Tal vez conozcan a algún Jarom que dice: “¿Qué puedo hacer yo? No tengo nada que contribuir ni nada que ofrecer”. Quizás sepan de algún Omni que dice: “Yo sé que la Iglesia es verdadera, pero no puedo vivir sus enseñanzas”, o un Amaron que deja cosas importantes para más tarde, o a un Quemis que se conforma con hacer lo mínimo, lo suficiente para salir del paso. Seguramente conocerán a un Abinadom quien considera que es suficiente con lo que los profetas de la antigüedad han escrito, y que ya no hay necesidad de más revelaciones o profecías.
Esos extraños escritos en los breves libros de Jarom y Omni ciertamente describen actitudes que vemos todo a nuestro alrededor. Debemos protegernos contra ellas porque pueden llegar a privarnos de sentir personalmente el amor de Dios y de llegar a ser como El. Dios ama a todos Sus hijos. Él está obligado a permanecer cerca de todos y cada uno de nosotros. Yo soy apenas uno de Sus muchos hijos, pero soy tan valioso como los demás, y Dios no puede tener más hijos de los que pueda atender y cuidar.
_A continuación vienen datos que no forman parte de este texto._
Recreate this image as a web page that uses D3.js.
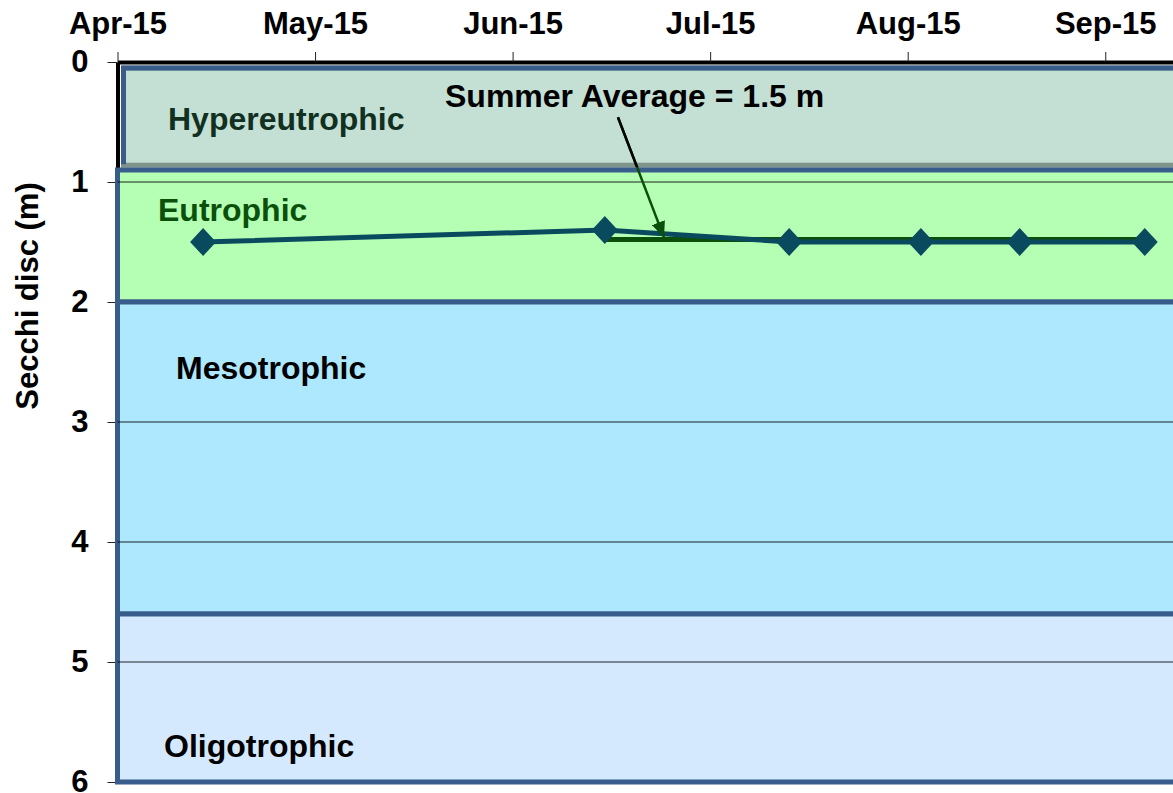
<!DOCTYPE html>
<html>
<head>
<meta charset="utf-8">
<script src="https://cdn.jsdelivr.net/npm/d3@7"></script>
<style>
  body { margin: 0; background: #fff; }
  text { font-family: "Liberation Sans", Arial, sans-serif; font-weight: bold; }
</style>
</head>
<body>
<script>
const width = 1173,
      height = 793;

// Secchi disc readings (m)
const sampleDates = ['2015-04-28', '2015-06-28', '2015-07-26', '2015-08-15', '2015-08-30', '2015-09-18'];
const secchi = [1.5, 1.4, 1.5, 1.5, 1.5, 1.5];
const summerFrom = 1; // samples from here on count as "summer"

// axis ticks
const monthTicks = ['2015-04-15', '2015-05-15', '2015-06-14', '2015-07-14', '2015-08-13', '2015-09-12'];
const depthTicks = [0, 1, 2, 3, 4, 5, 6];

// trophic bands (depth range in m)
const trophicNames = ['Hypereutrophic', 'Eutrophic', 'Mesotrophic', 'Oligotrophic'];
const trophicTop = [0, 0.9, 2.0, 4.6];
const trophicBottom = [0.86, 2.0, 4.6, 6.0];
const trophicFill = ['#c4e0d4', '#b4ffb4', '#ade8ff', '#d5e9fe'];
const trophicText = ['#12301f', '#0a500a', '#000', '#000'];

const parse = d3.utcParse('%Y-%m-%d'),
      fmt = d3.utcFormat('%b-%y');

const data = sampleDates.map((d, i) => ({ date: parse(d), depth: secchi[i] }));
const summer = data.slice(summerFrom);
const summerAvg = d3.mean(summer, d => d.depth);

const x = d3.scaleUtc()
    .domain([parse('2015-04-15'), parse('2015-09-23')])
    .range([117.5, 117.5 + 161 * 6.585]);
const y = d3.scaleLinear()
    .domain([0, 6])
    .range([62, 782]);

const svg = d3.select('body').append('svg')
    .attr('width', width)
    .attr('height', height);

// axes
const xAxis = svg.append('g')
    .attr('transform', `translate(0,${y(0)})`)
    .call(d3.axisTop(x)
      .tickValues(monthTicks.map(parse))
      .tickFormat(fmt)
      .tickSize(10)
      .tickSizeOuter(0)
      .tickPadding(18));

const yAxis = svg.append('g')
    .attr('transform', `translate(${x.range()[0]},0)`)
    .call(d3.axisLeft(y)
      .tickValues(depthTicks)
      .tickFormat(d3.format('d'))
      .tickSize(10)
      .tickSizeOuter(0)
      .tickPadding(19));

[xAxis, yAxis].forEach(a => {
  a.select('.domain').attr('stroke', '#000').attr('stroke-width', 4);
  a.selectAll('.tick line').attr('stroke', '#222').attr('stroke-width', 1);
  a.selectAll('.tick text').attr('font-size', 31).attr('fill', '#000');
});

svg.append('text')
    .attr('transform', 'translate(38,296) rotate(-90)')
    .attr('text-anchor', 'middle')
    .attr('font-size', 31)
    .text('Secchi disc (m)');

// trophic bands
const x0 = x.range()[0],
      x1 = x.range()[1] + 20;
const bands = svg.append('g');
trophicNames.forEach((name, i) => {
  const inset = i === 0 ? 6 : 0;
  bands.append('rect')
    .attr('x', x0 + inset)
    .attr('y', y(trophicTop[i]) + inset)
    .attr('width', x1 - x0 - inset)
    .attr('height', y(trophicBottom[i]) - y(trophicTop[i]) - inset)
    .attr('fill', trophicFill[i])
    .attr('stroke', i === 0 ? '#7f958b' : '#395d8a')
    .attr('stroke-width', 5);
});
// hypereutrophic box: blue left/top edge
bands.append('path')
    .attr('d', `M${x0 + 6},${y(trophicBottom[0]) - 1}V${y(0) + 6}H${x1}`)
    .attr('fill', 'none')
    .attr('stroke', '#395d8a')
    .attr('stroke-width', 5);

// gridlines
svg.append('g')
  .selectAll('line')
  .data(depthTicks.filter(d => d > 0 && d < 6 && d !== 2))
  .join('line')
    .attr('x1', x0)
    .attr('x2', x1)
    .attr('y1', d => y(d))
    .attr('y2', d => y(d))
    .attr('stroke', '#000')
    .attr('stroke-opacity', 0.85)
    .attr('stroke-width', 1);

// band labels
const labelAt = [[168, 0.566], [158, 1.325], [176, 2.64], [164, 5.79]];
svg.append('g')
  .selectAll('text')
  .data(trophicNames)
  .join('text')
    .attr('x', (d, i) => labelAt[i][0])
    .attr('y', (d, i) => y(labelAt[i][1]))
    .attr('font-size', 32)
    .attr('fill', (d, i) => trophicText[i])
    .text(d => d);

// summer average line
svg.append('line')
    .attr('x1', x(summer[0].date))
    .attr('x2', x(summer[summer.length - 1].date))
    .attr('y1', y(summerAvg))
    .attr('y2', y(summerAvg))
    .attr('stroke', '#0b4f0b')
    .attr('stroke-width', 5);

// secchi series
svg.append('path')
    .datum(data)
    .attr('fill', 'none')
    .attr('stroke', '#0a4a5e')
    .attr('stroke-width', 5)
    .attr('d', d3.line().x(d => x(d.date)).y(d => y(d.depth)));

svg.append('g')
  .selectAll('path')
  .data(data)
  .join('path')
    .attr('transform', d => `translate(${x(d.date)},${y(d.depth)})`)
    .attr('d', 'M0,-14L13,0L0,14L-13,0Z')
    .attr('fill', '#0a4a5e');

// annotation arrow
const defs = svg.append('defs');
defs.append('marker')
    .attr('id', 'head')
    .attr('markerUnits', 'userSpaceOnUse')
    .attr('viewBox', '0 0 16 14')
    .attr('markerWidth', 16)
    .attr('markerHeight', 14)
    .attr('refX', 16)
    .attr('refY', 7)
    .attr('orient', 'auto')
  .append('path')
    .attr('d', 'M0,0L16,7L0,14Z')
    .attr('fill', '#0b4f0b');
defs.append('clipPath')
    .attr('id', 'hyper')
  .append('rect')
    .attr('x', x0)
    .attr('y', y(0))
    .attr('width', x1 - x0)
    .attr('height', y(trophicBottom[0]) - y(0) + 2);

const tail = [x(parse('2015-06-30')), y(0.46)],
      tip = [x(parse('2015-07-07')), y(summerAvg) - 2];
svg.append('line')
    .attr('x1', tail[0]).attr('y1', tail[1])
    .attr('x2', tip[0]).attr('y2', tip[1])
    .attr('stroke', '#0b4f0b')
    .attr('stroke-width', 2.5)
    .attr('marker-end', 'url(#head)');
svg.append('line')
    .attr('x1', tail[0]).attr('y1', tail[1])
    .attr('x2', tip[0]).attr('y2', tip[1])
    .attr('stroke', '#000')
    .attr('stroke-width', 2.5)
    .attr('clip-path', 'url(#hyper)');

svg.append('text')
    .attr('x', 445)
    .attr('y', 107)
    .attr('font-size', 32)
    .attr('fill', '#000')
    .text(`Summer Average = ${d3.format('.1f')(summerAvg)} m`);
</script>
</body>
</html>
La conversión se produce cuando dejamos de centrarnos tanto en ganarnos el más allá y en su lugar reexaminamos qué más debemos hacer acá. La conversión se profundiza a medida que vamos entendiendo los propósitos y el poder de Dios y reconocemos cuán libremente nos brinda Su ayuda. Este conocimiento nos das razones por las que debemos pasar por tanta adversidad y la capacidad para perseverar hasta el fin.
Cuando me siento cansado y desanimado, y cuando las metas de largo plazo parecen ser inalcanzables —casi tanto como llegar a ser un pianista de renombre mundial— me recuerdo a mí mismo que debo seguir practicando. Vivo un día a la vez, una hora a la vez, y en ocasiones hasta un minuto a la vez, pero no me doy por vencido porque sé que mis esfuerzos darán buenos frutos, no debido a todo lo que me estoy ganando, sino por el conocimiento que estoy adquiriendo. El ganarse cosas puede generar presiones, competencia y hasta rebelión y apatía. El ganar conocimiento puede llevar a la humildad, la paciencia, la cooperación, el crecimiento y el entusiasmo. Por cierto que ganar educación no es fácil; puede hacerse complicado, y cuando eso ocurre, recuerdo los momentos en que he sentido el amor y el poder de Dios, y eso me ayuda a seguir adelante.